According to an Associated Press report published Wednesday, more than a dozen victims of alleged abuse have been interviewed this year in connection with the investigation. Some of the cases involve abuse that allegedly took place during trips to Mississippi, Texas, and Florida.
One victim, a former altar boy who was not named in accordance with AP policy not to identify people who say they have been sexually abused, said that he was taken on trips to Colorado and Florida and was abused starting in the 1970s when he was in the fifth grade.
“It’s been a long road and just the fact that someone this high up believes us means the world to us,” he told the AP.

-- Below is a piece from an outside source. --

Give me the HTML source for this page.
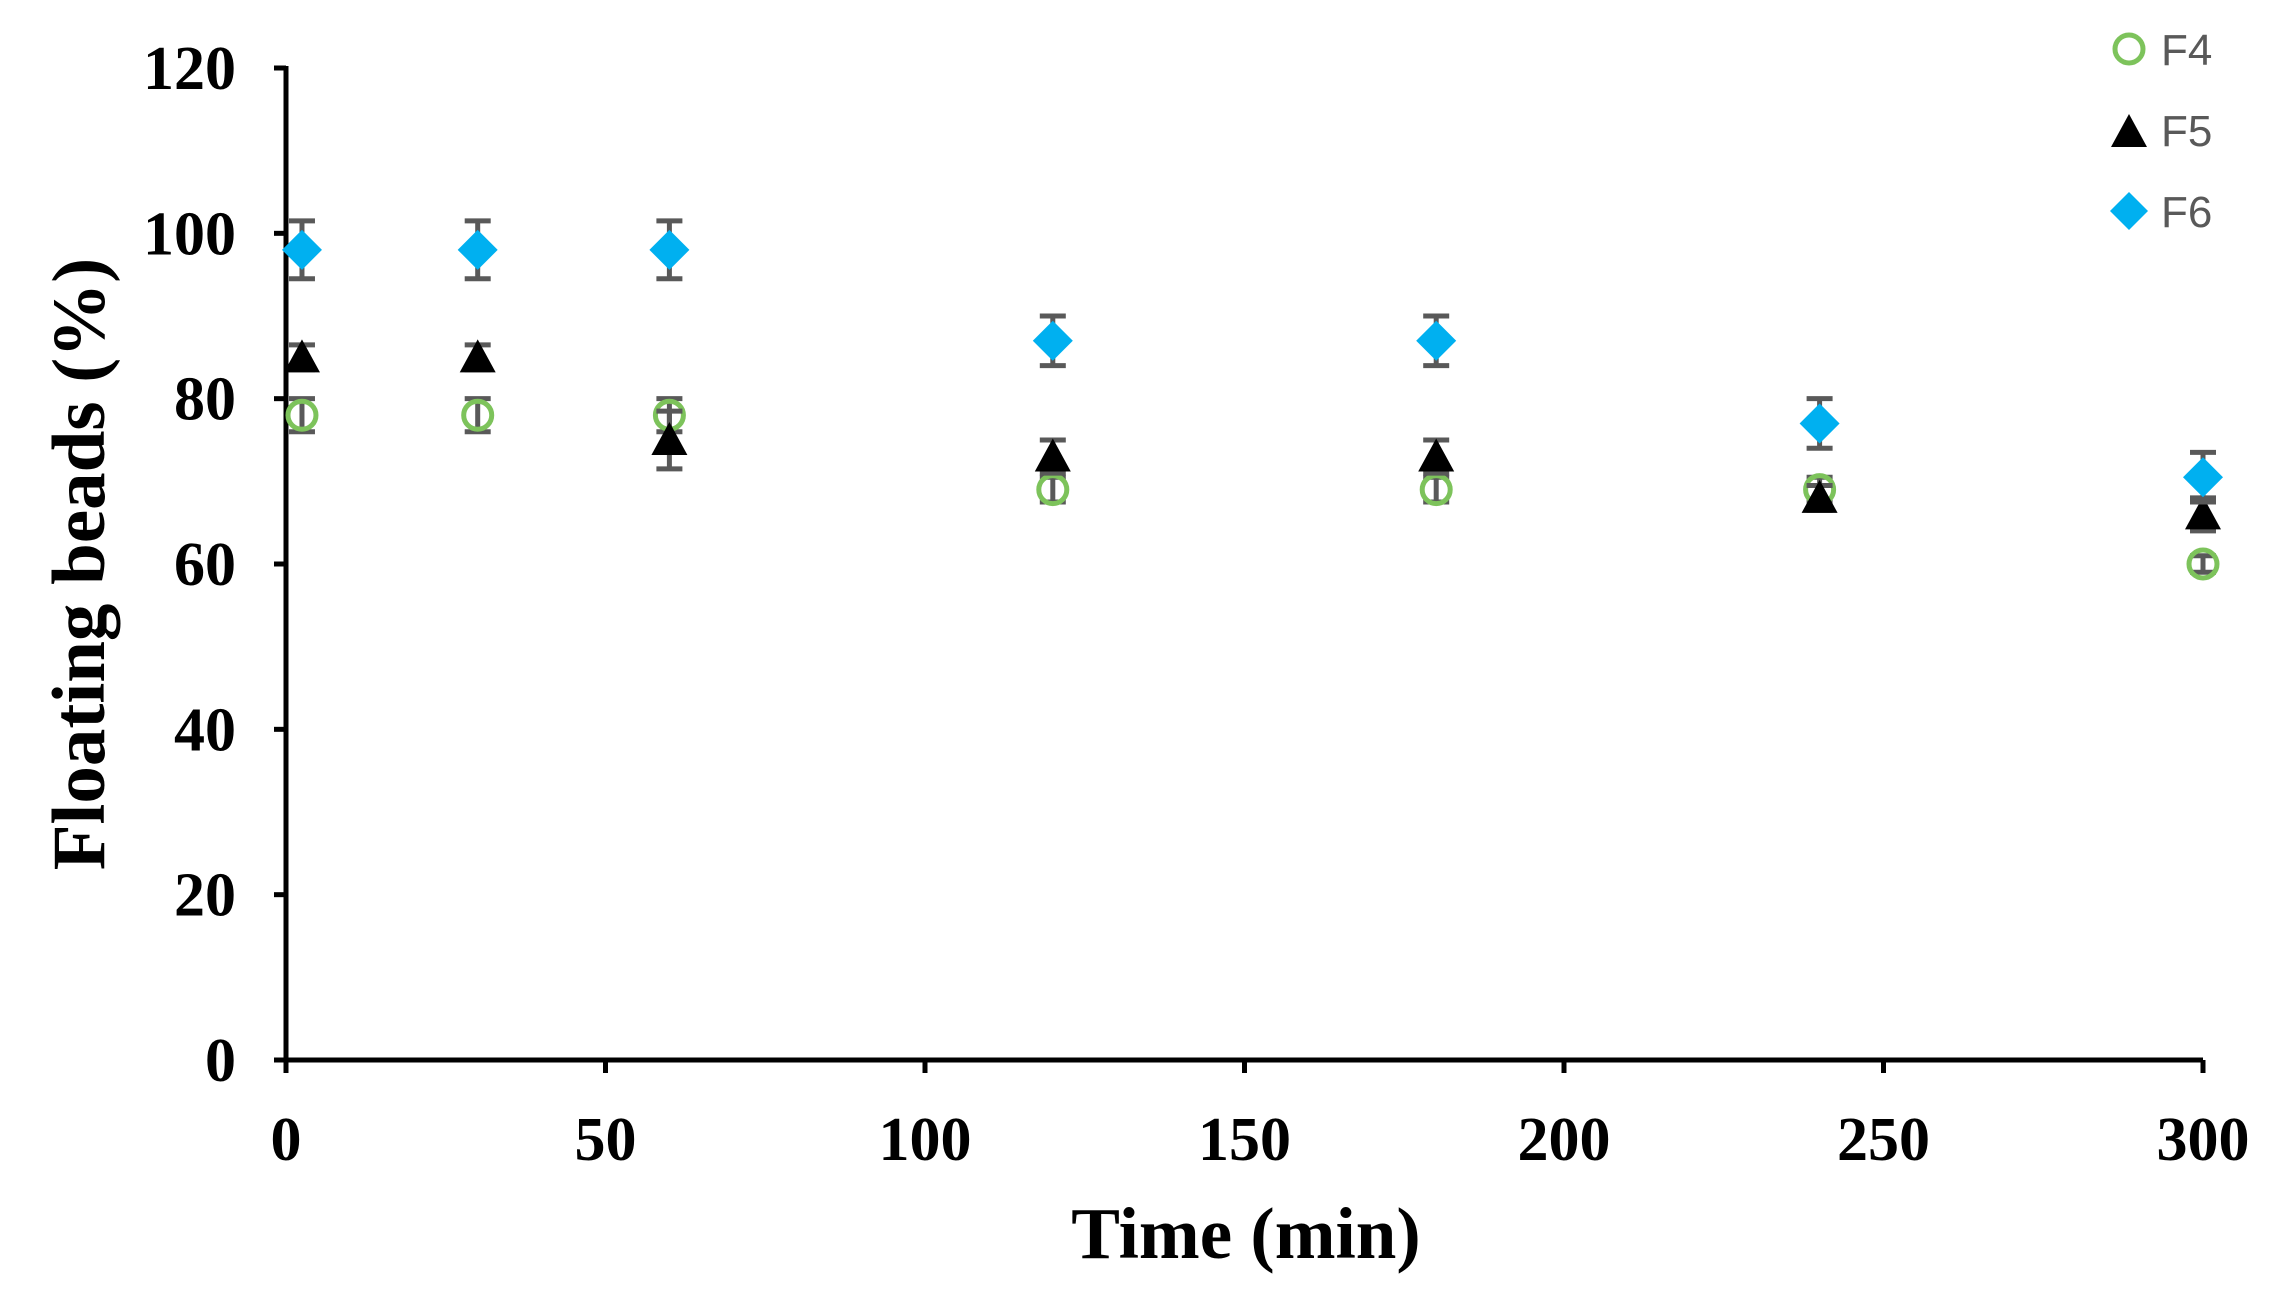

Authorities are reportedly looking to determine whether priests can be prosecuted under the Mann Act — also known as the White-Slave Traffic Act — which prohibits transporting someone across state lines in order to engage in any illegal sexual activity.
That 1910 law, passed during an era of moral panic over immigrant men luring white women into sexual “white slavery,” originally used the Commerce Clause to crack down on transporting “any woman or girl for the purpose of prostitution or debauchery, or for any other immoral purpose.” However, while the law purportedly targeted forced prostitution, it was also used for political persecution and blackmail, often with racist undertones.
It was later amended to prohibit the knowing transportation of “any individual” across state lines with the intention of engaging in “prostitution, or in any sexual activity for which any person can be charged with a criminal offense[.]” It carries a potential 10-year prison sentence, and it has recently been successfully deployed in the criminal prosecutions of singer R. Kelly and Jeffrey Epstein confidante Ghislaine Maxwell, who was recently sentenced to 20 years in prison following a sex trafficking conviction.
The Mann Act does not have a statute of limitations.
Federal investigators are reportedly seeking documents that have been filed in the archdiocese’s bankruptcy case — a case that was sparked by sex abuse lawsuits and accusations that church leaders looked the other way as priests preyed on children. Documents in that case, according to the AP, reflect years of abuse claims, interviews with accused clergy, and a pattern on the part of church leaders of transferring predator priests without reporting them to law enforcement.
One of the priests reported to be in the FBI’s crosshairs is Father Lawrence Hecker, 90, who was removed from his post in 2002 following multiple allegations that he abused multiple children in the 1960s and 70s. He had worked for both the New Orleans and Baton Rouge dioceses.
An attorney who represents victims of Hecker and other clergy told Law&Crime that action from federal law enforcement is long overdue.
“Clergy sexual abuse is a nationwide problem,” Adam Horowitz said over email. “It is long past time that the resources of federal law enforcement agency investigate this issue. We often see the local law enforcement investigations are woefully inadequate and more children get hurt as a result.”
Victims of sex abuse at the hands of Catholic Church clergy have long sought justice, with only fleeting tangible results. As Law&Crime reported last year, abuse survivors in Boston are still engaged in ongoing legal battles, even decades after the Boston Globe‘s “Spotlight” investigation revealed disturbing cases of abuse and a cover-up by the Catholic Church itself.
A spokesperson for the FBI told Law&Crime that “per DOJ policy, the FBI does not confirm or deny the existence of an investigation.”
A spokesperson for the Louisiana State Police also declined to comment.
“This is not LSP’s investigation and we cannot comment,” the spokesperson said over email. “Please refer any inquiries to the FBI.”
The Roman Catholic Archdiocese of New Orleans did not immediately reply to Law&Crime’s request for comment.